# Set exercise
Write out all of the records precisely. Skip anything that is a picture.

(Stored items)
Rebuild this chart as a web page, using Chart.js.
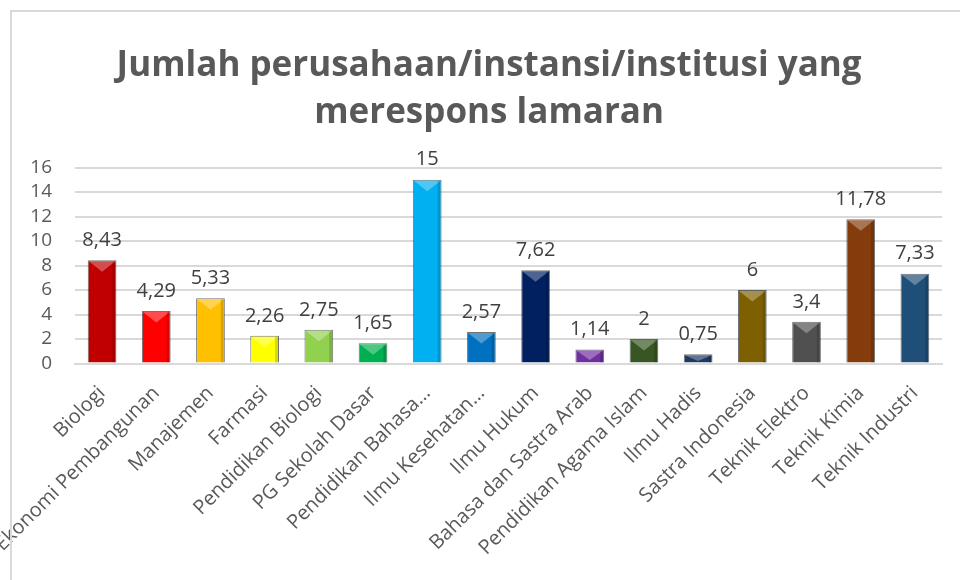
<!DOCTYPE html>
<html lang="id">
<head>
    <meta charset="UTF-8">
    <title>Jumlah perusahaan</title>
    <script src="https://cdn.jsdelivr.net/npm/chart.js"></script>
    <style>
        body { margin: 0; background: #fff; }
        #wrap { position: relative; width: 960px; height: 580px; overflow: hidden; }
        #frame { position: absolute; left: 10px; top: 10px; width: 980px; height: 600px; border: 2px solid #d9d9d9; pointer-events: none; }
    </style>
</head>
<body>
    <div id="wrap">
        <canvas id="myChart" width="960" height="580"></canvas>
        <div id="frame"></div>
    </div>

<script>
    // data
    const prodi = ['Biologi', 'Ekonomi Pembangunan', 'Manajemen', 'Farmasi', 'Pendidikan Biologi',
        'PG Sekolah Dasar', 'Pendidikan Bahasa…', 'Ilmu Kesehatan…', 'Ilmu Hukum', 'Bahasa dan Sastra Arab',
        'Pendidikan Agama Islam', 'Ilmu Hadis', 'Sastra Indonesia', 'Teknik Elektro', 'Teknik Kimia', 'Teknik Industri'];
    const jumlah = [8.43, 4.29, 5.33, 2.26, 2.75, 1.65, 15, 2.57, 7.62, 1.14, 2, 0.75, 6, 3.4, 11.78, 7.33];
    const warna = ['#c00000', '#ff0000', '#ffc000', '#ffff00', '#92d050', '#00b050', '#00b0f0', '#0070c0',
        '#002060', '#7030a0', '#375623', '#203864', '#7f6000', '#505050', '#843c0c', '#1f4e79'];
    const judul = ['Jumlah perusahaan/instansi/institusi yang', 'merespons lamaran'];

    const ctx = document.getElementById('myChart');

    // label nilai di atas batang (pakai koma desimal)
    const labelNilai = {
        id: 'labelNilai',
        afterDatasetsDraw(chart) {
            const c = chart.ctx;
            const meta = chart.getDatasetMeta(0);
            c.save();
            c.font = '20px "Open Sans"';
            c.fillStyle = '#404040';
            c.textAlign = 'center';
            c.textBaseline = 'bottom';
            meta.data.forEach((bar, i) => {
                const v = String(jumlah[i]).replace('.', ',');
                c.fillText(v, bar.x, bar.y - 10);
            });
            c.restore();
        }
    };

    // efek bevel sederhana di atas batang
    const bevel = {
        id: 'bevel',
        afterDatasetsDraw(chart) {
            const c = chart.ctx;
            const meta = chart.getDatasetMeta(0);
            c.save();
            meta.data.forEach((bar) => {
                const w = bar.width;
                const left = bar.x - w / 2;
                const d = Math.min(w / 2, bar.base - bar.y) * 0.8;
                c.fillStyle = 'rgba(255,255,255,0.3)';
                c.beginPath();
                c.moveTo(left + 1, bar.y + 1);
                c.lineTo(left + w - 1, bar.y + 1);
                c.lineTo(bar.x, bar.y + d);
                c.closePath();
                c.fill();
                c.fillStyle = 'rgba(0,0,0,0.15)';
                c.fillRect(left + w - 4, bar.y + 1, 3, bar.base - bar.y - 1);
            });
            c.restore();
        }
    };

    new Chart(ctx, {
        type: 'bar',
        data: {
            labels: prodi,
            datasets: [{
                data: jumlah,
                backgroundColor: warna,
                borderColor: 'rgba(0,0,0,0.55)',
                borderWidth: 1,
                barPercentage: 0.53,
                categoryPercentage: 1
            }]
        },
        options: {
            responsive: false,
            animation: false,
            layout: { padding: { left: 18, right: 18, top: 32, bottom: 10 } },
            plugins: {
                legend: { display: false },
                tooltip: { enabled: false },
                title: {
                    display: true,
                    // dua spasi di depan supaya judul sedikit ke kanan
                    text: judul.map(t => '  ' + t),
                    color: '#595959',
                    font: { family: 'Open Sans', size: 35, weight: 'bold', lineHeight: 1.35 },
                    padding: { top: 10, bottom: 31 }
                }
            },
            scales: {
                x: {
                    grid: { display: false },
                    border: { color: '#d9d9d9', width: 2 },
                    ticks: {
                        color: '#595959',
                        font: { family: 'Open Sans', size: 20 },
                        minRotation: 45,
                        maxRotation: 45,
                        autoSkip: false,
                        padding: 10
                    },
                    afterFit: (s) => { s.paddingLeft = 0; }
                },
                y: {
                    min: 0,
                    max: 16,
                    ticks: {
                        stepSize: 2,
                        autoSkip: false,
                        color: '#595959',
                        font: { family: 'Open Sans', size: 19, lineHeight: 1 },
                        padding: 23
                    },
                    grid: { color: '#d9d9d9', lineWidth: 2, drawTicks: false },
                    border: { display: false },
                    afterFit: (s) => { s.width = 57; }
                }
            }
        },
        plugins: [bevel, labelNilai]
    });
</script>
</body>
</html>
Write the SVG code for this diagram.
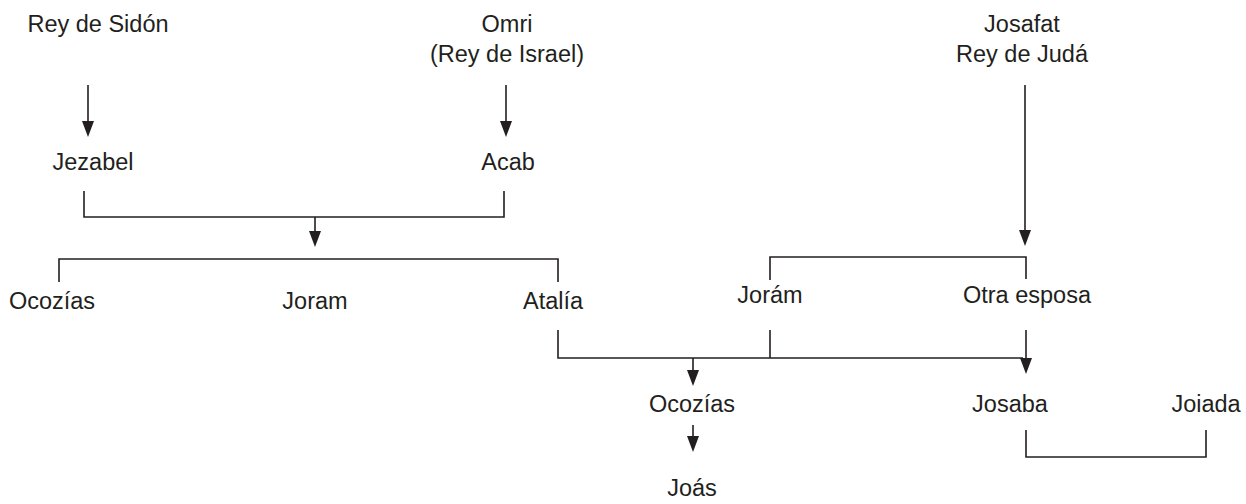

# Solution for this task
Rebuild this chart as a web page, using Chart.js.
<!DOCTYPE html>
<html lang="id">
<head>
    <meta charset="UTF-8">
    <title>Jumlah perusahaan</title>
    <script src="https://cdn.jsdelivr.net/npm/chart.js"></script>
    <style>
        body { margin: 0; background: #fff; }
        #wrap { position: relative; width: 960px; height: 580px; overflow: hidden; }
        #frame { position: absolute; left: 10px; top: 10px; width: 980px; height: 600px; border: 2px solid #d9d9d9; pointer-events: none; }
    </style>
</head>
<body>
    <div id="wrap">
        <canvas id="myChart" width="960" height="580"></canvas>
        <div id="frame"></div>
    </div>

<script>
    // data
    const prodi = ['Biologi', 'Ekonomi Pembangunan', 'Manajemen', 'Farmasi', 'Pendidikan Biologi',
        'PG Sekolah Dasar', 'Pendidikan Bahasa…', 'Ilmu Kesehatan…', 'Ilmu Hukum', 'Bahasa dan Sastra Arab',
        'Pendidikan Agama Islam', 'Ilmu Hadis', 'Sastra Indonesia', 'Teknik Elektro', 'Teknik Kimia', 'Teknik Industri'];
    const jumlah = [8.43, 4.29, 5.33, 2.26, 2.75, 1.65, 15, 2.57, 7.62, 1.14, 2, 0.75, 6, 3.4, 11.78, 7.33];
    const warna = ['#c00000', '#ff0000', '#ffc000', '#ffff00', '#92d050', '#00b050', '#00b0f0', '#0070c0',
        '#002060', '#7030a0', '#375623', '#203864', '#7f6000', '#505050', '#843c0c', '#1f4e79'];
    const judul = ['Jumlah perusahaan/instansi/institusi yang', 'merespons lamaran'];

    const ctx = document.getElementById('myChart');

    // label nilai di atas batang (pakai koma desimal)
    const labelNilai = {
        id: 'labelNilai',
        afterDatasetsDraw(chart) {
            const c = chart.ctx;
            const meta = chart.getDatasetMeta(0);
            c.save();
            c.font = '20px "Open Sans"';
            c.fillStyle = '#404040';
            c.textAlign = 'center';
            c.textBaseline = 'bottom';
            meta.data.forEach((bar, i) => {
                const v = String(jumlah[i]).replace('.', ',');
                c.fillText(v, bar.x, bar.y - 10);
            });
            c.restore();
        }
    };

    // efek bevel sederhana di atas batang
    const bevel = {
        id: 'bevel',
        afterDatasetsDraw(chart) {
            const c = chart.ctx;
            const meta = chart.getDatasetMeta(0);
            c.save();
            meta.data.forEach((bar) => {
                const w = bar.width;
                const left = bar.x - w / 2;
                const d = Math.min(w / 2, bar.base - bar.y) * 0.8;
                c.fillStyle = 'rgba(255,255,255,0.3)';
                c.beginPath();
                c.moveTo(left + 1, bar.y + 1);
                c.lineTo(left + w - 1, bar.y + 1);
                c.lineTo(bar.x, bar.y + d);
                c.closePath();
                c.fill();
                c.fillStyle = 'rgba(0,0,0,0.15)';
                c.fillRect(left + w - 4, bar.y + 1, 3, bar.base - bar.y - 1);
            });
            c.restore();
        }
    };

    new Chart(ctx, {
        type: 'bar',
        data: {
            labels: prodi,
            datasets: [{
                data: jumlah,
                backgroundColor: warna,
                borderColor: 'rgba(0,0,0,0.55)',
                borderWidth: 1,
                barPercentage: 0.53,
                categoryPercentage: 1
            }]
        },
        options: {
            responsive: false,
            animation: false,
            layout: { padding: { left: 18, right: 18, top: 32, bottom: 10 } },
            plugins: {
                legend: { display: false },
                tooltip: { enabled: false },
                title: {
                    display: true,
                    // dua spasi di depan supaya judul sedikit ke kanan
                    text: judul.map(t => '  ' + t),
                    color: '#595959',
                    font: { family: 'Open Sans', size: 35, weight: 'bold', lineHeight: 1.35 },
                    padding: { top: 10, bottom: 31 }
                }
            },
            scales: {
                x: {
                    grid: { display: false },
                    border: { color: '#d9d9d9', width: 2 },
                    ticks: {
                        color: '#595959',
                        font: { family: 'Open Sans', size: 20 },
                        minRotation: 45,
                        maxRotation: 45,
                        autoSkip: false,
                        padding: 10
                    },
                    afterFit: (s) => { s.paddingLeft = 0; }
                },
                y: {
                    min: 0,
                    max: 16,
                    ticks: {
                        stepSize: 2,
                        autoSkip: false,
                        color: '#595959',
                        font: { family: 'Open Sans', size: 19, lineHeight: 1 },
                        padding: 23
                    },
                    grid: { color: '#d9d9d9', lineWidth: 2, drawTicks: false },
                    border: { display: false },
                    afterFit: (s) => { s.width = 57; }
                }
            }
        },
        plugins: [bevel, labelNilai]
    });
</script>
</body>
</html>
Write the SVG code for this diagram.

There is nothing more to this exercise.